Let’s say that back in early 2016, you decided to completely unplug from the market and buy and hold. Now, sixteen months later you decide to look and see how things have done while you “set it and forget it.” You head over to Yahoo! Finance and start looking to see how the prices of various stocks you hold have done during this time. One of the stocks you held was Dryships (DRYS). At a current price of $1.70, you think to yourself, “That’s pretty good since the stock was trading at under 20 cents at the start of 2016.” With 48,000 shares, that position is now worth over $80K, which is no small chunk of change, so you decide to take the money and run.
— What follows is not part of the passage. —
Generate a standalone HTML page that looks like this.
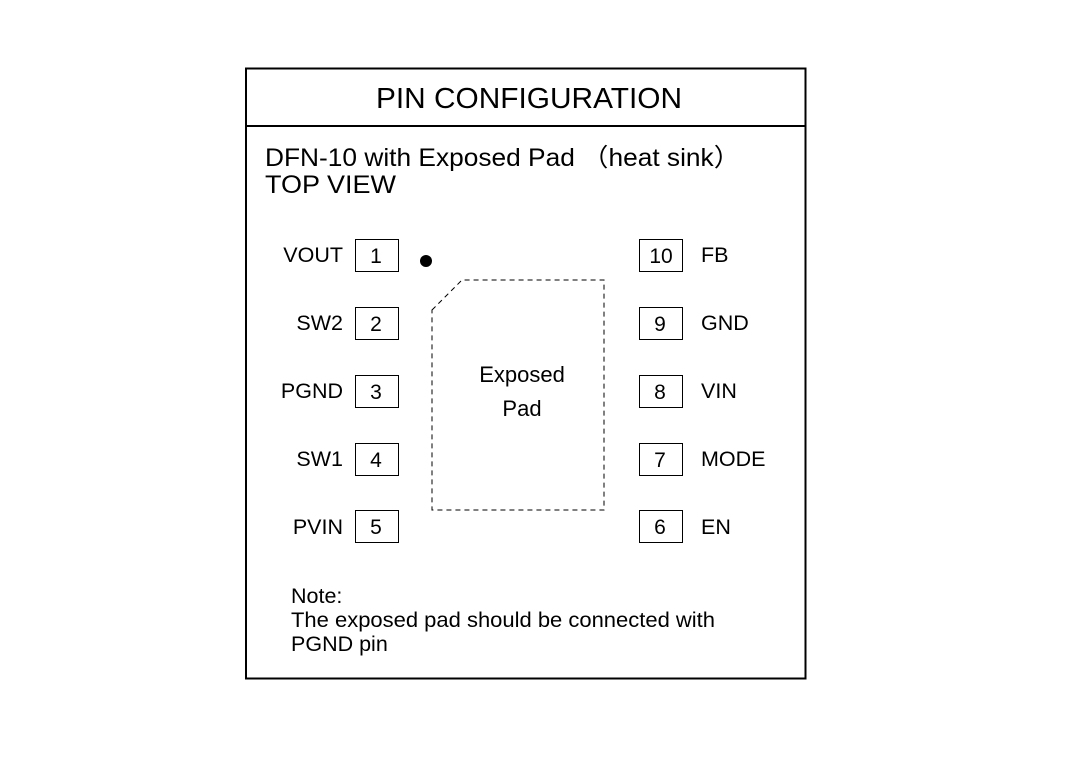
<!DOCTYPE html>
<html><head><style>body{margin:0;background:#fff}</style></head><body>
<svg width="1080" height="760" xmlns="http://www.w3.org/2000/svg" font-family="Liberation Sans, Arial, sans-serif" fill="#000">
<rect x="246" y="68.5" width="559.5" height="610" fill="none" stroke="#000" stroke-width="2"/>
<line x1="246" y1="126" x2="805" y2="126" stroke="#000" stroke-width="2"/>
<text x="376" y="108" font-size="29" textLength="306" lengthAdjust="spacingAndGlyphs">PIN CONFIGURATION</text>
<text x="265" y="166" font-size="25" textLength="475" lengthAdjust="spacingAndGlyphs">DFN-10 with Exposed Pad （heat sink）</text>
<text x="265" y="193" font-size="25" textLength="131" lengthAdjust="spacingAndGlyphs">TOP VIEW</text>
<circle cx="426" cy="261" r="6"/>
<path d="M432,310 L462,280 L604,280 L604,510 L432,510 Z" fill="none" stroke="#000" stroke-width="1" stroke-dasharray="5,4"/>
<text x="522" y="382" font-size="22" text-anchor="middle">Exposed</text>
<text x="522" y="416" font-size="22" text-anchor="middle">Pad</text>
<g fill="none" stroke="#000" stroke-width="1">
<rect x="355.5" y="239.5" width="43" height="32"/><rect x="355.5" y="307.5" width="43" height="32"/><rect x="355.5" y="375.5" width="43" height="32"/><rect x="355.5" y="443.5" width="43" height="32"/><rect x="355.5" y="510.5" width="43" height="32"/>
<rect x="639.5" y="239.5" width="43" height="32"/><rect x="639.5" y="307.5" width="43" height="32"/><rect x="639.5" y="375.5" width="43" height="32"/><rect x="639.5" y="443.5" width="43" height="32"/><rect x="639.5" y="510.5" width="43" height="32"/>
</g>
<g font-size="21" text-anchor="middle">
<text x="376" y="263">1</text><text x="376" y="331">2</text><text x="376" y="399">3</text><text x="376" y="467">4</text><text x="376" y="534">5</text>
<text x="661" y="263">10</text><text x="660" y="331">9</text><text x="660" y="399">8</text><text x="660" y="467">7</text><text x="660" y="534">6</text>
</g>
<g font-size="21.5" text-anchor="end">
<text x="343" y="262">VOUT</text><text x="343" y="330">SW2</text><text x="343" y="398">PGND</text><text x="343" y="466">SW1</text><text x="343" y="534">PVIN</text>
</g>
<g font-size="21.5">
<text x="701" y="262">FB</text><text x="701" y="330">GND</text><text x="701" y="398">VIN</text><text x="701" y="466">MODE</text><text x="701" y="534">EN</text>
</g>
<g font-size="21.5">
<text x="291" y="603">Note:</text>
<text x="291" y="627" textLength="424" lengthAdjust="spacingAndGlyphs">The exposed pad should be connected with</text>
<text x="291" y="651">PGND pin</text>
</g>
</svg>
</body></html>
But when you go over to your Schwab account and login, you see that your current position is just a single share. What the heck happened?
Welcome to the wonderful world of reverse stock splits. As shown in the table to the right, since the start of 2016 DRYS has had not one, not two, not three, not four, but five reverse stock splits! Back in March 2016, it had a reverse split of 1-25, which means your original 48,000 shares suddenly shrunk to just 1,920 shares. Then, five months later in August, it did another 1-4 reverse split, reducing the 1,920 shares down to 480. Just three months later, DRYS did another 1-15 split, so those 480 shares you now held were reduced to just 32 shares. The reverse splits continued in 2017 and on 1/23, DRYS did a reverse split of 1-8, which reduced those 32 shares to just four. Then, yesterday DRYS did another reverse split of 1-4 shares reducing your original 48,000 down to just one measly share trading at $1.70.
When you adjust for all the reverse splits in DRYS, its price chart is really something to behold. On a split-adjusted basis, DRYS was trading at over $8,000 per share back in early 2016. Following the election, the stock saw another brief spike, but quickly came back to earth, and now trades at under $2 per share. Over the last sixteen months, Dryships has done nothing but take on water!